▸ STATED PROBLEM
Determine the number of lines where "this" occurs and reply with that number by itself.

▸ INPUT DATA
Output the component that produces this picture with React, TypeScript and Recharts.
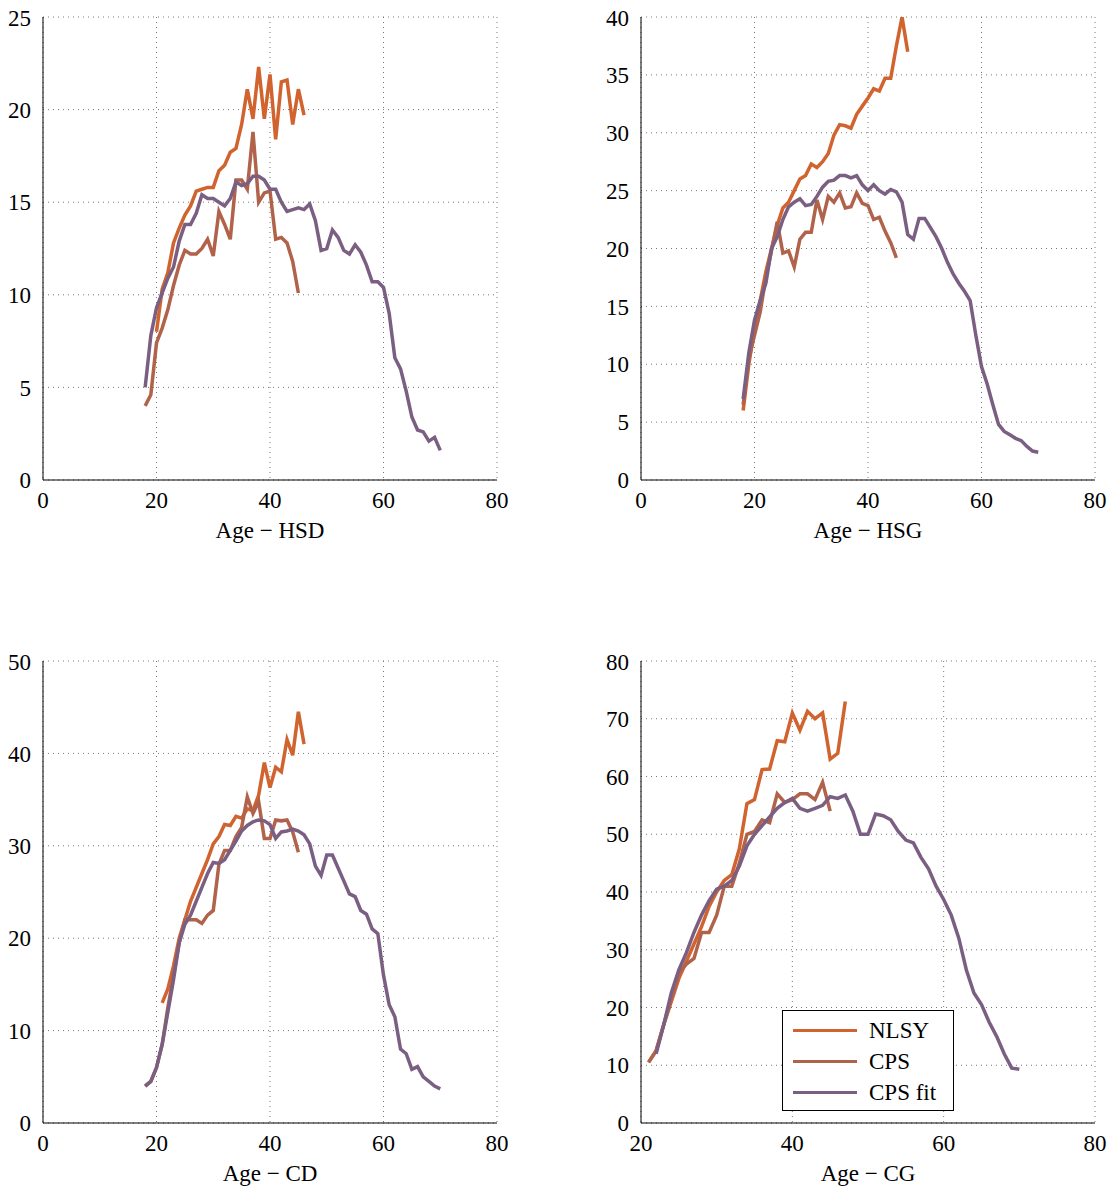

==

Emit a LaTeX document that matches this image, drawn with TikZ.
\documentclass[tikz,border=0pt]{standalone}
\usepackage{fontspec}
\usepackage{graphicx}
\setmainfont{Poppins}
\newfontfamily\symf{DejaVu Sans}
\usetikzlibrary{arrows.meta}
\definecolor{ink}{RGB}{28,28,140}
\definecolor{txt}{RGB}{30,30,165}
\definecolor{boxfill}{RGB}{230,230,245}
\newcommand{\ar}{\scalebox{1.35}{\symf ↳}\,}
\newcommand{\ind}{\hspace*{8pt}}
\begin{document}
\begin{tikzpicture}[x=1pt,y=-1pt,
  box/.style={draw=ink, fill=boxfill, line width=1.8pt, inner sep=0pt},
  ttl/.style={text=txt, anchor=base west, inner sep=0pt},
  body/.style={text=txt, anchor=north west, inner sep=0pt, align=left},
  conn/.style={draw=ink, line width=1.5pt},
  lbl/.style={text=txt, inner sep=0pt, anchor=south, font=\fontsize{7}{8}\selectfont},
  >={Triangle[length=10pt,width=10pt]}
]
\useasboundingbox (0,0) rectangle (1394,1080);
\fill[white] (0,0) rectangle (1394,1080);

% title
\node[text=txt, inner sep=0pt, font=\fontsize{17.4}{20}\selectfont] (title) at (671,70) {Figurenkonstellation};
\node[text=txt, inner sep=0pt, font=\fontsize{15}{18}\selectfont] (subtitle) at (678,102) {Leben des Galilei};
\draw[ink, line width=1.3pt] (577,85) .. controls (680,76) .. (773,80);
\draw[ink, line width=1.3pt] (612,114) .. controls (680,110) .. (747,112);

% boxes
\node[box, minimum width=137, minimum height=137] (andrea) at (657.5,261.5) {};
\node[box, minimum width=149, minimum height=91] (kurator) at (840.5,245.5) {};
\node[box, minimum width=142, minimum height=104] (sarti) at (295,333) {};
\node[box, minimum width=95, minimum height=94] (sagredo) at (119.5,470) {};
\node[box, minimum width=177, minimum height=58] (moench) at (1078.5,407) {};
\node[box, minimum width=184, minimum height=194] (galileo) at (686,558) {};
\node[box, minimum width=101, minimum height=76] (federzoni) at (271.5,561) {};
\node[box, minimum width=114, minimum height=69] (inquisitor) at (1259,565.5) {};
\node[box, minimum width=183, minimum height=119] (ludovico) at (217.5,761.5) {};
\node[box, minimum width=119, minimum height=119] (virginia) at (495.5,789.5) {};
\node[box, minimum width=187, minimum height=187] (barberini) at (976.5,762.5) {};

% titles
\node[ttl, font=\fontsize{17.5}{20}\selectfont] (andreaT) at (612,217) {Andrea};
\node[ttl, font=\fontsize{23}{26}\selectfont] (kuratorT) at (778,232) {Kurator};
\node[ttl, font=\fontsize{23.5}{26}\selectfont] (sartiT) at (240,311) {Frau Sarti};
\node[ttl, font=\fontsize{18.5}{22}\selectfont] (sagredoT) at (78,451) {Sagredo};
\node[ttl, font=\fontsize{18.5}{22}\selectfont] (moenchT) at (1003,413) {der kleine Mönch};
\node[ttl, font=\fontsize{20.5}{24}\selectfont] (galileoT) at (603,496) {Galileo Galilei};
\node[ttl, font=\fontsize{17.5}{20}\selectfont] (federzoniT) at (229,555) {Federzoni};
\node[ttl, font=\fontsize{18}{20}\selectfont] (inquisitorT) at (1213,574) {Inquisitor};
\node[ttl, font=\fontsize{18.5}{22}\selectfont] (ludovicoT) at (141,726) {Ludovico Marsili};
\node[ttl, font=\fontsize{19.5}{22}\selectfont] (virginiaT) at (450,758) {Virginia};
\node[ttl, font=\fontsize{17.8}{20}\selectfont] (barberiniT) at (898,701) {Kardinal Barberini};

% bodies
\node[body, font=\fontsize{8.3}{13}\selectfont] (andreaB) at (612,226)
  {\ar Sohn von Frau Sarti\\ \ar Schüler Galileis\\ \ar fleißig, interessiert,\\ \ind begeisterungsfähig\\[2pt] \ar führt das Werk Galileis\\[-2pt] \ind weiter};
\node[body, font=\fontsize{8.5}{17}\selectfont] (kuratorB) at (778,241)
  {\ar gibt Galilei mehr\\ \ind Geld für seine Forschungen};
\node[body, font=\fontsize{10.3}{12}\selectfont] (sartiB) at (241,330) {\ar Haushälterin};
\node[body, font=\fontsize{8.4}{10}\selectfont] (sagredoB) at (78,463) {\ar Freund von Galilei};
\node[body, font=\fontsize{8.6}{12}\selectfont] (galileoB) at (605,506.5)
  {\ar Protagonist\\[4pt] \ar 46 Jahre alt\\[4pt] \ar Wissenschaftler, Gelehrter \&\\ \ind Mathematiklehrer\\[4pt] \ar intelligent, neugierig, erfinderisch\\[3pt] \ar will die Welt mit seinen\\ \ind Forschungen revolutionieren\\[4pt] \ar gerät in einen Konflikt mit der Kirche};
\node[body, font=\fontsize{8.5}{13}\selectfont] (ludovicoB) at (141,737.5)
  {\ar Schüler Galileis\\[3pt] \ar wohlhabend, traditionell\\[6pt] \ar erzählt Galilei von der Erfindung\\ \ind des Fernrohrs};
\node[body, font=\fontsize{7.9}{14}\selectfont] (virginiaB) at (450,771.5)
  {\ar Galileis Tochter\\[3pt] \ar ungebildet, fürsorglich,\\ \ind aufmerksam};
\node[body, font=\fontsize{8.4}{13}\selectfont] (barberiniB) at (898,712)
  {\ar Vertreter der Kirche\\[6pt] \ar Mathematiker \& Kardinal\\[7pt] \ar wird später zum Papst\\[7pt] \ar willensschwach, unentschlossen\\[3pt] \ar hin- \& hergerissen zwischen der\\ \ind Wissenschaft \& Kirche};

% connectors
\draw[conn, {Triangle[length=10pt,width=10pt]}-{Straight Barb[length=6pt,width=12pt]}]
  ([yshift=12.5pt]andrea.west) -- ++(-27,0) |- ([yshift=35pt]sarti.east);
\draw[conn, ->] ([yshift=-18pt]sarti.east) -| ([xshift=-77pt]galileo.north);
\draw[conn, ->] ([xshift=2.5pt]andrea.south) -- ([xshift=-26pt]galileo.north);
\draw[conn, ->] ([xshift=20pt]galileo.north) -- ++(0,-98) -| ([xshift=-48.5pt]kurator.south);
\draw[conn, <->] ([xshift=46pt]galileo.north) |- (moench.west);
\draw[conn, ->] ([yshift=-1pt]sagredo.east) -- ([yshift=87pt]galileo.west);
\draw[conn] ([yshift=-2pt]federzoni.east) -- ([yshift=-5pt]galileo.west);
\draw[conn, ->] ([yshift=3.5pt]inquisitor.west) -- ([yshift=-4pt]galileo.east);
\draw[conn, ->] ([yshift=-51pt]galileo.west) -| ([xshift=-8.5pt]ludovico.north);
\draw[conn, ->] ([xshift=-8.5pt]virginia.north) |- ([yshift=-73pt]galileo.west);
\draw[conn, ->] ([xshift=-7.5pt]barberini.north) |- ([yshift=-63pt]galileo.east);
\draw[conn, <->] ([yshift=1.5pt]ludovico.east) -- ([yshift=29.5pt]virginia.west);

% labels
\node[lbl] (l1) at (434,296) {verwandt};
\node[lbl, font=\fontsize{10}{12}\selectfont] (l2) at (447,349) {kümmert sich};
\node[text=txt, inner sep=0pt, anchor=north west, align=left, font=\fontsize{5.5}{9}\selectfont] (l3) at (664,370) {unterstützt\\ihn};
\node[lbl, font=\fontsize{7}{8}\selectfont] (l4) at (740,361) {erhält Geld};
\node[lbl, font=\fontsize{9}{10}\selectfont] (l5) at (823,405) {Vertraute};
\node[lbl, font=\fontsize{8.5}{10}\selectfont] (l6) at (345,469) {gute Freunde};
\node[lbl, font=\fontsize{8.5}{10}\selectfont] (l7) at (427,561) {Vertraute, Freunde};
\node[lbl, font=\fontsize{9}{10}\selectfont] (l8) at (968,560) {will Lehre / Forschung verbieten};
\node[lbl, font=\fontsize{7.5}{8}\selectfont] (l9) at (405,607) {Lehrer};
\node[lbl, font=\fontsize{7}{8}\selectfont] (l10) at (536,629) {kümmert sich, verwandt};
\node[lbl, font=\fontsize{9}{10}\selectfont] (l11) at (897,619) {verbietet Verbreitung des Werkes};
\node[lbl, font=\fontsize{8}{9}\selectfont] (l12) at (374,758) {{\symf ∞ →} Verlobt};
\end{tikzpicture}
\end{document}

▸ TASK RESPONSE
2